The UK government’s decision to integrate AI-driven facial age estimation (FAE) into its border control protocols represents a significant, albeit contentious, shift in how the Home Office handles asylum seekers. Initially announced in 2025 and delayed until 2027, the rollout is framed by officials as a necessary tool to prevent adults from “gaming the system” by posing as minors. While the Home Office insists this technology serves only as an “additional” layer of oversight that will not override human judgment, the lack of transparency regarding its real-world implementation—and how it might influence biased decision-making—remains a major point of concern for human rights advocates and technical experts alike.
The mechanics of facial age estimation are deceptively simple: these algorithms are trained on vast datasets of age-labeled photos to infer a person’s age based on facial geometry. While manufacturers often highlight laboratory success rates—where top-tier systems can predict age within a margin of roughly 2.5 years—the leap from a controlled environment to the chaotic reality of a border crossing is massive. Factors such as poor lighting, the trauma of dangerous travel, and the physical exhaustion experienced by migrants can distort the very features the software is designed to measure. Historically, these systems have been prone to ridicule and failure, with instances of algorithms being fooled by video game characters, highlighting a fragility that makes them questionable tools for life-altering legal determinations.
Perhaps most alarming are the internal findings from a leaked April 2025 Home Office report, which conducted extensive stress tests on seven different algorithms. The results were far from reassuring. The report explicitly noted that even the “best-performing” software struggled significantly when analyzing the faces of Sub-Saharan Africans, showing “substantial deviations” that raise urgent questions about racial bias. Furthermore, the testing revealed a dangerous trend: the system consistently skewed toward overestimating the maturity of 17-year-olds, effectively flagging minors as adults. These inaccuracies were compounded when analyzing female faces, suggesting that the technology carries built-in prejudices that could lead to the wrongful classification and potential detention of vulnerable children.
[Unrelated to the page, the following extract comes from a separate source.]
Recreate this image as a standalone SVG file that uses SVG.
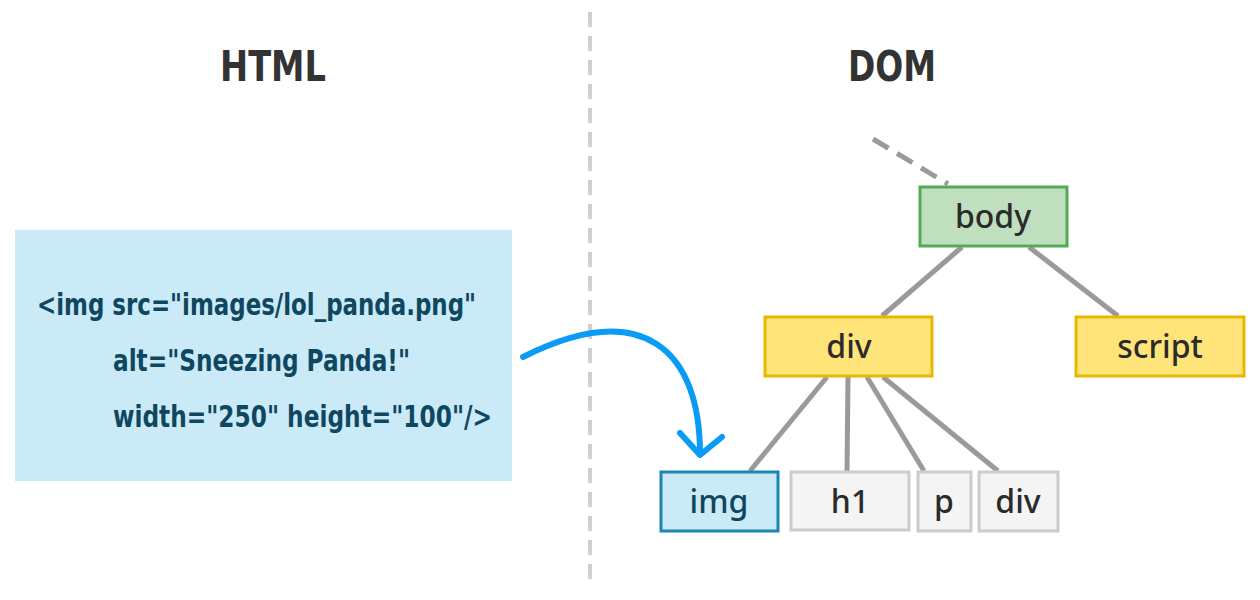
<svg xmlns="http://www.w3.org/2000/svg" width="1260" height="600" viewBox="0 0 1260 600">
<style>
.title{font-family:"Liberation Sans Narrow","DejaVu Sans Condensed","Roboto",sans-serif;font-weight:bold;font-size:43px;fill:#333;text-anchor:middle}
.code{font-family:"DejaVu Sans Condensed","Noto Sans",sans-serif;font-weight:bold;font-size:30px;fill:#0f4760}
.lbl{font-family:"Noto Sans","DejaVu Sans",sans-serif;font-weight:500;font-size:32px;fill:#2b2b2b;text-anchor:middle}
.edge{stroke:#9a9a9a;stroke-width:5;fill:none}
.body{fill:#bfdfbf;stroke:#55ab55;stroke-width:3}
.yel{fill:#ffe47a;stroke:#e8b800;stroke-width:3}
.imgn{fill:#cbeaf7;stroke:#1a86b3;stroke-width:3}
.gray{fill:#f4f4f4;stroke:#cccccc;stroke-width:3}
</style>
<rect width="1260" height="600" fill="#fff"/>
<line x1="590" y1="12" x2="590" y2="580" stroke="#d0d0d0" stroke-width="4" stroke-dasharray="15,9"/>
<text class="title" x="273" y="81" textLength="106" lengthAdjust="spacingAndGlyphs">HTML</text>
<text class="title" x="892" y="81" textLength="88" lengthAdjust="spacingAndGlyphs">DOM</text>
<g id="html-code">
<rect x="15" y="230" width="497" height="251" fill="#cbeaf7"/>
<text class="code" x="37" y="315" textLength="439" lengthAdjust="spacingAndGlyphs">&lt;img src="images/lol_panda.png"</text>
<text class="code" x="113" y="371" textLength="297" lengthAdjust="spacingAndGlyphs">alt="Sneezing Panda!"</text>
<text class="code" x="113" y="427" textLength="379" lengthAdjust="spacingAndGlyphs">width="250" height="100"/&gt;</text>
</g>
<g id="connectors">
<line class="edge" x1="873" y1="139" x2="948" y2="184" stroke-dasharray="18,10"/>
<line class="edge" x1="962" y1="247" x2="882" y2="316"/>
<line class="edge" x1="1029" y1="247" x2="1118" y2="316"/>
<line class="edge" x1="827" y1="377" x2="750" y2="471"/>
<line class="edge" x1="848" y1="377" x2="847" y2="471"/>
<line class="edge" x1="867" y1="377" x2="924" y2="471"/>
<line class="edge" x1="883" y1="377" x2="998" y2="471"/>
<path d="M523,357 C643,297 700,350 700,454" fill="none" stroke="#0a9cf5" stroke-width="6" stroke-linecap="round"/>
<polyline points="680,433 700,455 722,437" fill="none" stroke="#0a9cf5" stroke-width="6" stroke-linecap="round" stroke-linejoin="round"/>
</g>
<g id="node-body"><rect class="body" x="920" y="187" width="147" height="59"/><text class="lbl" x="993" y="228">body</text></g>
<g id="node-div"><rect class="yel" x="765" y="317" width="167" height="59"/><text class="lbl" x="849" y="358">div</text></g>
<g id="node-script"><rect class="yel" x="1076" y="317" width="168" height="59"/><text class="lbl" x="1160" y="358">script</text></g>
<g id="node-img"><rect class="imgn" x="661" y="472" width="117" height="59"/><text class="lbl" x="719" y="513" style="fill:#0f4760">img</text></g>
<g id="node-h1"><rect class="gray" x="791" y="472" width="118" height="58"/><text class="lbl" x="850" y="513">h1</text></g>
<g id="node-p"><rect class="gray" x="918" y="472" width="53" height="59"/><text class="lbl" x="944" y="513">p</text></g>
<g id="node-div2"><rect class="gray" x="979" y="472" width="79" height="59"/><text class="lbl" x="1018" y="513">div</text></g>
</svg>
The human cost of these technical failures cannot be overstated. Currently, the process of determining an asylum seeker’s age is already a high-stakes, subjective affair involving assessment of demeanor, interviews, and physical appearance. Since 2010, nearly 40 percent of those assessed have been officially classified as adults, a statistic that underscores just how high the pressure is to correctly identify minors who are often traveling alone, traumatized, and lacking documentation. By introducing an algorithm that is inherently flawed and prone to demographic bias, the government risks institutionalizing systemic discrimination under the guise of “objective” scientific accuracy.
Furthermore, the Home Office’s assertion that their tests were conducted on “high-quality” images creates a dangerous paradox. If the technology displays significant error rates under perfect conditions, there is every reason to believe it will perform significantly worse when applied to the grainy, real-world images captured during the “first encounter” at a border site. The government’s willingness to push forward with a program that its own internal data shows is biased against specific ethnic groups and genders suggests a prioritization of migration control over the protection of children’s rights. Relying on an algorithm to assist in making “initial age estimations” risks creating an environment where officers defer to the machine’s output, thereby codifying injustice into the asylum system.
Ultimately, the move toward automated age verification reflects a broader global trend of digitizing borders at the expense of human empathy. While the Home Office claims that “individuals will always be treated as children until a further assessment is conducted” in cases of uncertainty, the presence of a biased machine in the room creates an immediate imbalance of power. A child’s future—their access to social care, education, and legal protection—should not be dictated by an algorithm that struggles to accurately identify 17-year-olds or that struggles with basic demographic diversity. True border security should be built on nuance and human judgment, not on the fragile foundations of a technology that is still struggling to get the basics right.